ASAP putih mengepul dari cerobong Kapel Sistina. Pada 8 Mei 2025, dunia menyaksikan satu dari sedikit peristiwa spiritual yang melampaui batas agama.
Dari balkon Basilika Santo Petrus, Kardinal Dominique Mamberti mengumumkan Habemus Papam.
Kardinal Robert Francis Prevost, misionaris asal Amerika Serikat yang lama mengabdi di Peru, terpilih sebagai Paus ke-267 dengan nama Paus Leo XIV.
Ini bukan sekadar pengangkatan pemimpin spiritual umat Katolik, melainkan juga sinyal moral bagi dunia yang tengah diguncang perpecahan, perang, dan krisis kemanusiaan.
Bagi seorang Muslim moderat, kabar ini bukan soal doktrin, tapi soal kemanusiaan. Dalam Islam, menyampaikan selamat kepada sesama atas kabar baik adalah bagian dari akhlak. Dan dalam konteks ini, Paus Leo XIV adalah kabar baik yang pantas dihormati.
Paus Leo XIV tidak datang dari jalanan elite Vatikan. Ia ditempa dalam pelayanan misi yang nyata—di Peru, ia hidup di tengah masyarakat miskin dan umat terpinggirkan.
Baca juga: Paus Leo XIV: Harapan bagi Dunia yang Terluka
Pengalaman itu menjadikannya bukan hanya teolog, tetapi juga pelayan. Ia diangkat menjadi Uskup Chiclayo, lalu dipercaya sebagai Prefek Dikasteri untuk Para Uskup sejak 2023.
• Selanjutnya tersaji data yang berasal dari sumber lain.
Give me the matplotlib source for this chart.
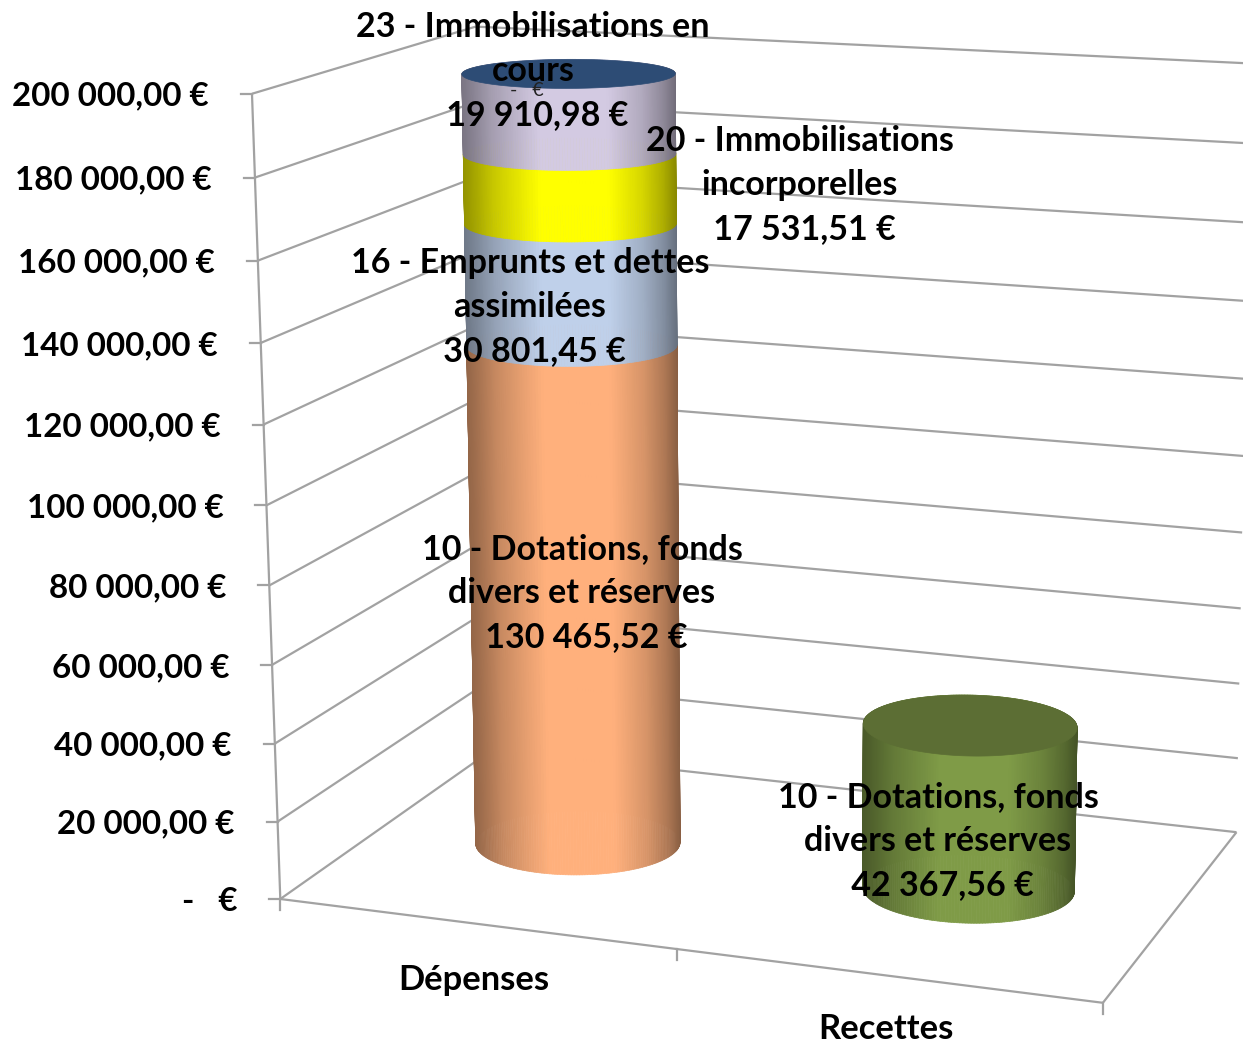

Dari sana, ia melangkah ke takhta Santo Petrus dengan kaki yang tahu betul bagaimana rasanya berdiri bersama yang lemah.
Dalam pidato perdananya dari balkon Basilika Santo Petrus, Leo XIV berkata: “Mari kita melangkah maju bersama, tanpa rasa takut, bersatu, bergandengan tangan dengan Tuhan dan satu sama lain.”
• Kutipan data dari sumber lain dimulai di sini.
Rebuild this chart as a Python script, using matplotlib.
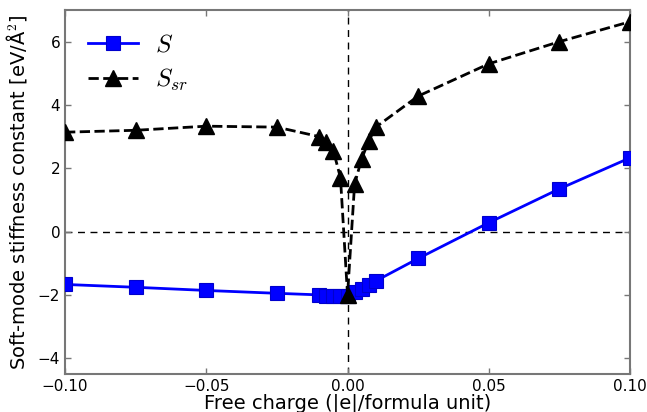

Kalimat yang disampaikan dalam bahasa Italia dan Spanyol itu bukan sekadar ajakan bagi umat Katolik, tapi undangan terbuka bagi semua orang yang ingin berjalan dalam damai.
Sebagai seorang Muslim, sapaan itu tak terdengar asing. Islam membuka setiap perjumpaan dengan salam damai: assalamu‘alaikum.
Dalam ajaran yang bersumber dari rahmat, menyapa yang berbeda tidak pernah berarti menyimpang. Justru di situlah iman diuji: bukan dalam kemiripan, tetapi dalam sikap terhadap yang tidak sama.
Indonesia memiliki lebih dari 244,7 juta Muslim. Itu tidak serta-merta menjadikannya negeri yang steril dari intoleransi.
Gereja yang digembok, jemaat yang diintimidasi, dan doa bersama yang dibubarkan adalah pengingat bahwa mayoritas tidak selalu menjadi penjaga yang adil.
Dalam iklim seperti itu, suara pemimpin dunia seperti Paus bukan sekadar pesan lintas samudra, tetapi juga cermin yang memantulkan nilai.